Mike Gold: How To Celebrate National Hot Dog Day

I have a leg in each of two worlds, having spent half of my life living in the Chicagoland area and the other half living in the New York metropolitan area, a.k.a. “The Big Apple” so don’t give me any shit about the word “Chicagoland.” New Yorkers have a problem when it comes to comparisons with other cities, particularly the so-called Windy one, named by a New York newspaper editor who previously held the same position in Chicago. And he wasn’t referring to the weather, but to the native approach to political negotiation.

The fastest way for a New Yorker and a Chicagoan to get into an argument is to say the word “pizza.” Second to that: “hot dogs.” But as they say, the proof is in the pudding. Whereas it is well-known that I loathe airlines and airports, the real reason I drive between the Atlantic Northeast and the Inter-Ocean so frequently is that I am compelled to bring back six to twelve pounds of Vienna hot dogs, also known as the Chicago dog, back to over a half-dozen jonesing New Yorkers.
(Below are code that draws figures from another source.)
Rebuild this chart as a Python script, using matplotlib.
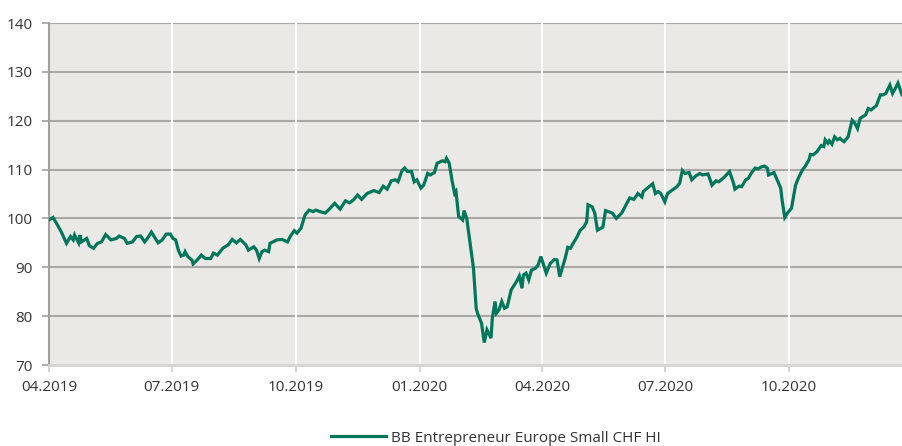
import numpy as np
import pandas as pd
import matplotlib
matplotlib.use("Agg")
import matplotlib.pyplot as plt
import matplotlib.dates as mdates
from matplotlib.lines import Line2D

plt.rcParams['font.family'] = ['Open Sans', 'DejaVu Sans']

# Serie (fecha, valor indexado)
fechas = [
    "2019-04-01", "2019-04-04", "2019-04-08", "2019-04-10", "2019-04-14", "2019-04-17",
    "2019-04-19", "2019-04-20", "2019-04-23", "2019-04-24", "2019-04-25", "2019-04-29",
    "2019-05-01", "2019-05-04", "2019-05-07", "2019-05-10", "2019-05-13", "2019-05-17",
    "2019-05-21", "2019-05-23", "2019-05-27", "2019-05-29", "2019-06-02", "2019-06-05",
    "2019-06-08", "2019-06-11", "2019-06-13", "2019-06-16", "2019-06-18", "2019-06-21",
    "2019-06-24", "2019-06-27", "2019-06-30", "2019-07-02", "2019-07-04", "2019-07-06",
    "2019-07-08", "2019-07-10", "2019-07-11", "2019-07-13", "2019-07-16", "2019-07-17",
    "2019-07-20", "2019-07-23", "2019-07-26", "2019-07-30", "2019-08-01", "2019-08-04",
    "2019-08-08", "2019-08-12", "2019-08-15", "2019-08-18", "2019-08-21", "2019-08-25",
    "2019-08-27", "2019-08-31", "2019-09-02", "2019-09-04", "2019-09-06", "2019-09-08",
    "2019-09-11", "2019-09-12", "2019-09-17", "2019-09-21", "2019-09-25", "2019-09-27",
    "2019-09-30", "2019-10-02", "2019-10-05", "2019-10-08", "2019-10-11", "2019-10-14",
    "2019-10-16", "2019-10-19", "2019-10-23", "2019-10-26", "2019-10-30", "2019-11-03",
    "2019-11-07", "2019-11-10", "2019-11-13", "2019-11-16", "2019-11-19", "2019-11-23",
    "2019-11-28", "2019-12-02", "2019-12-05", "2019-12-08", "2019-12-11", "2019-12-14",
    "2019-12-16", "2019-12-19", "2019-12-21", "2019-12-23", "2019-12-26", "2019-12-28",
    "2019-12-30", "2020-01-02", "2020-01-04", "2020-01-07", "2020-01-09", "2020-01-12",
    "2020-01-14", "2020-01-18", "2020-01-20", "2020-01-21", "2020-01-23", "2020-01-25",
    "2020-01-27", "2020-01-28", "2020-01-30", "2020-02-02", "2020-02-03", "2020-02-05",
    "2020-02-07", "2020-02-10", "2020-02-12", "2020-02-13", "2020-02-16", "2020-02-17",
    "2020-02-18", "2020-02-20", "2020-02-23", "2020-02-24", "2020-02-26", "2020-02-27",
    "2020-02-29", "2020-03-02", "2020-03-04", "2020-03-06", "2020-03-09", "2020-03-13",
    "2020-03-15", "2020-03-17", "2020-03-18", "2020-03-20", "2020-03-22", "2020-03-24",
    "2020-03-27", "2020-03-29", "2020-03-31", "2020-04-02", "2020-04-04", "2020-04-07",
    "2020-04-10", "2020-04-12", "2020-04-14", "2020-04-18", "2020-04-20", "2020-04-22",
    "2020-04-24", "2020-04-27", "2020-04-29", "2020-05-02", "2020-05-04", "2020-05-05",
    "2020-05-08", "2020-05-10", "2020-05-12", "2020-05-16", "2020-05-18", "2020-05-23",
    "2020-05-26", "2020-05-30", "2020-06-03", "2020-06-05", "2020-06-08", "2020-06-11",
    "2020-06-14", "2020-06-15", "2020-06-18", "2020-06-22", "2020-06-24", "2020-06-26",
    "2020-06-28", "2020-07-01", "2020-07-03", "2020-07-06", "2020-07-10", "2020-07-12",
    "2020-07-14", "2020-07-16", "2020-07-19", "2020-07-21", "2020-07-24", "2020-07-27",
    "2020-07-29", "2020-08-02", "2020-08-03", "2020-08-05", "2020-08-08", "2020-08-10",
    "2020-08-14", "2020-08-18", "2020-08-21", "2020-08-22", "2020-08-25", "2020-08-27",
    "2020-08-30", "2020-09-01", "2020-09-03", "2020-09-06", "2020-09-08", "2020-09-11",
    "2020-09-13", "2020-09-15", "2020-09-16", "2020-09-20", "2020-09-23", "2020-09-25",
    "2020-09-26", "2020-09-28", "2020-09-30", "2020-10-03", "2020-10-06", "2020-10-08",
    "2020-10-11", "2020-10-13", "2020-10-16", "2020-10-17", "2020-10-19", "2020-10-22",
    "2020-10-25", "2020-10-27", "2020-10-28", "2020-10-30", "2020-10-31", "2020-11-02",
    "2020-11-04", "2020-11-06", "2020-11-08", "2020-11-09", "2020-11-11", "2020-11-14",
    "2020-11-17", "2020-11-19", "2020-11-21", "2020-11-23", "2020-11-27", "2020-11-29",
    "2020-12-01", "2020-12-05", "2020-12-08", "2020-12-10", "2020-12-12", "2020-12-15",
    "2020-12-17", "2020-12-19", "2020-12-21", "2020-12-24",
]
valores = [
    99.7, 100.2, 98.3, 97.3, 94.9, 96.3,
    95.6, 96.6, 95.0, 96.6, 95.2, 95.9,
    94.4, 93.9, 94.9, 95.2, 96.7, 95.6,
    95.9, 96.4, 95.9, 94.9, 95.2, 96.3,
    96.4, 95.2, 95.9, 97.2, 96.3, 95.0,
    95.6, 96.8, 96.8, 95.9, 95.6, 93.5,
    92.3, 92.5, 93.2, 92.2, 91.5, 90.7,
    91.5, 92.5, 91.8, 91.8, 92.9, 92.5,
    93.9, 94.6, 95.7, 95.0, 95.7, 94.6,
    93.5, 94.2, 93.5, 91.8, 93.2, 93.5,
    93.2, 94.9, 95.6, 95.7, 95.2, 96.3,
    97.5, 97.0, 98.0, 100.7, 101.7, 101.4,
    101.7, 101.4, 101.1, 101.9, 103.1, 101.9,
    103.6, 103.2, 103.8, 104.8, 103.9, 105.1,
    105.7, 105.3, 106.6, 106.0, 107.7, 107.9,
    107.5, 109.8, 110.3, 109.6, 109.6, 107.5,
    107.9, 106.2, 106.8, 109.2, 108.9, 109.4,
    111.3, 111.8, 111.6, 112.3, 111.3, 107.9,
    105.1, 105.5, 100.4, 99.7, 101.6, 100.0,
    95.9, 89.8, 81.6, 80.6, 78.5, 76.5,
    74.6, 77.2, 75.5, 79.6, 83.0, 80.6,
    81.3, 83.0, 81.6, 81.9, 85.4, 87.1,
    88.2, 85.7, 88.4, 88.8, 87.4, 89.4,
    89.8, 90.5, 92.2, 90.5, 88.8, 90.8,
    91.6, 91.5, 88.1, 91.8, 94.1, 93.9,
    94.9, 96.3, 97.5, 98.3, 99.3, 102.8,
    102.4, 101.1, 97.6, 98.2, 101.6, 101.1,
    100.0, 101.1, 103.2, 104.2, 103.9, 105.1,
    104.4, 105.5, 106.2, 107.1, 105.1, 105.5,
    105.1, 103.4, 105.1, 105.7, 106.5, 107.2,
    109.8, 109.2, 109.4, 107.9, 108.7, 109.2,
    108.9, 109.1, 108.4, 106.8, 107.7, 107.5,
    108.4, 109.6, 107.2, 106.0, 106.6, 106.5,
    107.9, 108.2, 109.2, 110.3, 110.1, 110.6,
    110.7, 110.3, 108.9, 109.4, 107.5, 106.2,
    103.8, 100.2, 101.1, 102.1, 106.8, 108.2,
    109.9, 110.6, 112.0, 113.1, 113.0, 113.7,
    114.9, 114.7, 116.1, 115.4, 115.9, 115.2,
    116.7, 116.1, 116.4, 116.1, 115.7, 116.7,
    120.1, 119.5, 118.4, 120.5, 121.2, 122.5,
    122.2, 123.1, 125.3, 125.3, 125.6, 127.3,
    125.6, 126.6, 127.7, 125.3,
]

ticks_x = ["2019-04-01", "2019-07-01", "2019-10-01", "2020-01-01", "2020-04-01", "2020-07-01", "2020-10-01"]
ticks_y = [70, 80, 90, 100, 110, 120, 130, 140]
nombre_serie = "BB Entrepreneur Europe Small CHF HI"

verde = "#00775b"
fondo = "#ebe9e5"

fig = plt.figure(figsize=(9.02, 4.46), dpi=100)
ax = fig.add_axes([49/902, 1 - 365/446, 1 - 49/902, (365 - 23)/446])
ax.set_facecolor(fondo)

x = pd.to_datetime(fechas)
ax.plot(x, valores, color=verde, linewidth=2.3, solid_joinstyle="miter", zorder=3)

ax.set_xlim(pd.Timestamp("2019-04-01"), pd.Timestamp("2020-12-24"))
ax.set_ylim(70, 140)
ax.set_yticks(ticks_y)
ax.set_xticks(pd.to_datetime(ticks_x))
ax.xaxis.set_major_formatter(mdates.DateFormatter("%m.%Y"))

# Rejilla: horizontales grises, verticales blancas
for v in ticks_y[1:]:
    ax.axhline(v, color="#aaa8a4", linewidth=1.5, zorder=1)
for t in pd.to_datetime(ticks_x[1:]):
    ax.axvline(t, color="white", linewidth=1.5, zorder=1)

for s in ["top", "right"]:
    ax.spines[s].set_visible(False)
ax.spines["left"].set_color("#a3a19d")
ax.spines["left"].set_linewidth(1.5)
ax.spines["bottom"].set_color("#d6d4d0")
ax.spines["bottom"].set_linewidth(2)

ax.tick_params(axis="y", length=5, width=1.2, color="#a3a19d", labelsize=11, labelcolor="#333333", pad=7)
ax.tick_params(axis="x", length=5, width=1.5, color="#d6d4d0", labelsize=11, labelcolor="#333333", pad=6)

h = Line2D([], [], color=verde, linewidth=2.3)
fig.legend([h], [nombre_serie], loc="center", bbox_to_anchor=(0.55, 1 - 438/446), frameon=False,
           fontsize=11, handlelength=3.6, handletextpad=0.35, labelcolor="#333333")

fig.savefig("out.png", dpi=100, facecolor="white")
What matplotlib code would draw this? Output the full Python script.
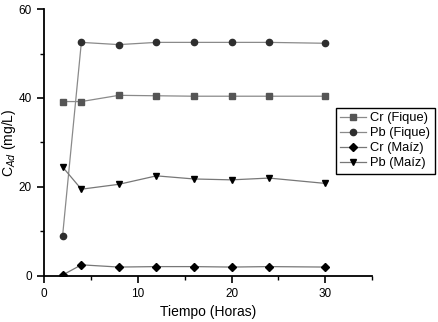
import matplotlib
matplotlib.use("Agg")
import matplotlib.pyplot as plt
from matplotlib.ticker import MultipleLocator

plt.rcParams['font.family'] = ['Liberation Sans', 'DejaVu Sans']

tiempo = [2, 4, 8, 12, 16, 20, 24, 30]
cr_fique = [39.2, 39.2, 40.6, 40.5, 40.4, 40.4, 40.4, 40.4]
pb_fique = [9.0, 52.5, 52.0, 52.5, 52.5, 52.5, 52.5, 52.3]
cr_maiz = [0.2, 2.5, 2.0, 2.1, 2.1, 2.0, 2.1, 2.0]
pb_maiz = [24.5, 19.5, 20.6, 22.5, 21.8, 21.6, 22.0, 20.8]

fig = plt.figure(figsize=(4.38, 3.22), dpi=100)
ax = fig.add_axes([0.1, 0.143, 0.75, 0.829])

lc = '#8a8a8a'
ax.plot(tiempo, cr_fique, color=lc, lw=0.9, marker='s', ms=3.8, mfc='#555555', mec='#555555', label='Cr (Fique)')
ax.plot(tiempo, pb_fique, color=lc, lw=0.9, marker='o', ms=4.5, mfc='#2e2e2e', mec='#2e2e2e', label='Pb (Fique)')
ax.plot(tiempo, cr_maiz, color='#777777', lw=0.9, marker='D', ms=3.8, mfc='black', mec='black', label='Cr (Maíz)')
ax.plot(tiempo, pb_maiz, color='#777777', lw=0.9, marker='v', ms=5, mfc='black', mec='black', label='Pb (Maíz)')

ax.set_xlim(0, 35)
ax.set_ylim(0, 60)
ax.xaxis.set_major_locator(MultipleLocator(10))
ax.xaxis.set_minor_locator(MultipleLocator(5))
ax.yaxis.set_major_locator(MultipleLocator(20))
ax.yaxis.set_minor_locator(MultipleLocator(10))
ax.spines['top'].set_visible(False)
ax.spines['right'].set_visible(False)
ax.spines['left'].set_linewidth(1.3)
ax.spines['bottom'].set_linewidth(1.3)
ax.tick_params(which='major', direction='out', length=5, width=1.2, labelsize=8.5)
ax.tick_params(which='minor', direction='out', length=3, width=1.0)

ax.set_xlabel('Tiempo (Horas)', fontsize=10)
ax.set_ylabel(r'C$_{Ad}$ (mg/L)', fontsize=10)
ax.yaxis.set_label_coords(-0.078, 0.5)

ax.legend(loc='upper left', bbox_to_anchor=(0.767, 0.665), bbox_transform=fig.transFigure,
          fontsize=9.3, frameon=True, fancybox=False, edgecolor='black', framealpha=1,
          handlelength=2.0, handletextpad=0.3, labelspacing=0.22, borderpad=0.35,
          borderaxespad=0)

fig.savefig('out.png', dpi=100)
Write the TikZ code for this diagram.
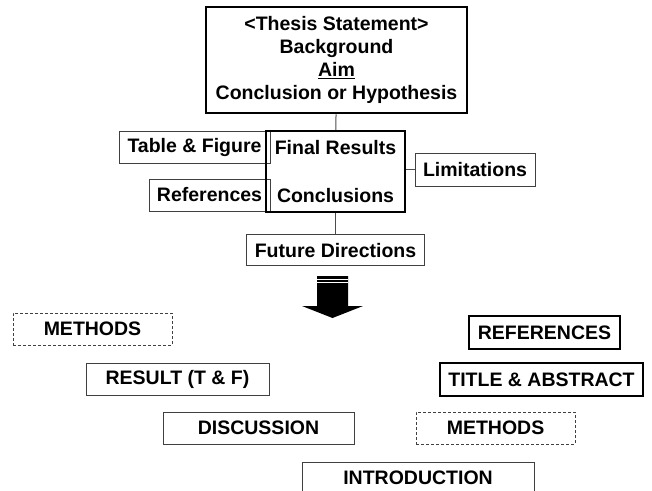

One of the best-known elements of the Chicago hot dog experience is that it is never served – to adults – with ketchup. There have been several books written about this. My landsmen will tell you it’s disgusting and it hides the taste of the sausage.

Of course, that’s bullshit. The traditional Chicago dog is served with mustard, onions (raw or grilled), tomato, relish, a pickle spear, peppers and the most important ingredient: a dash of celery salt. Really, put ketchup on that and nobody will notice – other than Chicagoans. When the famed Nathan’s opened a store in Chicago, they told CBS that their hot dogs do not need all that crap. The reporter, who was not from the Midwest, responded: “but isn’t the traditional Nathan’s hot dog served with sauerkraut?” Nathan’s Chicago store closed down in short order.

But this week the Heinz ketchup company decided enough is enough. There’s money they’re not making in the Windy City, and they need to raise consciousness. They’ve started marketing a concoction called “Chicago Dog Sauce” and, today – National Hot Dog Day – Heinz is giving away an abattoir full of Chicago dogs with the stuff. They even made a cute little video about it.

It’s a very clever gag and a brilliant promotion campaign. If they’re thinking it will cause a major shift in local taste… well, I’m sure they do not. Not even Donald Trump is that stupid. Oh, screw that: Trump eats New York thin crust pizza with a knife and fork, even while in New York City!

It has widely reported that the phrase “hot dog” was the creation of turn-of-the-last-century cartoonist T.A.D. Dorgan. This may be apocryphal – and that Windy City origin might be as well. The National Hot Dog and Sausage Council reports “Some say the word was coined in 1901 at the New York Polo Grounds on a cold April day. Vendors were hawking hot dogs from portable hot water tanks shouting “They’re red hot! Get your dachshund sausages while they’re red hot!” A New York Journal sports cartoonist, Tad (sic) Dorgan, observed the scene and hastily drew a cartoon of barking dachshund sausages nestled warmly in rolls. Not sure how to spell ‘dachshund’ he simply wrote ‘hot dog!’ The cartoon is said to have been a sensation, thus coining the term “hot dog.”

The sausage itself was invented in Vienna Austria in 1487, it gathered national attention in America at the Columbian Exposition in Chicago in 1893, and the hot dog bun was invented at the St. Louis World’s Fair of 1904. Doubtlessly, German and Austrian immigrants were selling these puppies throughout North America during their great immigration throughout the latter half of the 19th Century, suggesting the hot dog was popularized by anarchists.

I realize the Heinz stunt is simply that: a clever promotion and nothing more. I’d be mildly surprised to see their Chicago Dog Sauce on the shelves of the local Jewel Foods chain when I’m next out there buying hot dogs for New Yorkers, but I would not be surprised in the least if it were to be available as a condiment option at the Vienna Sausage company store.

O.K. You can tell the vegans they can come back now.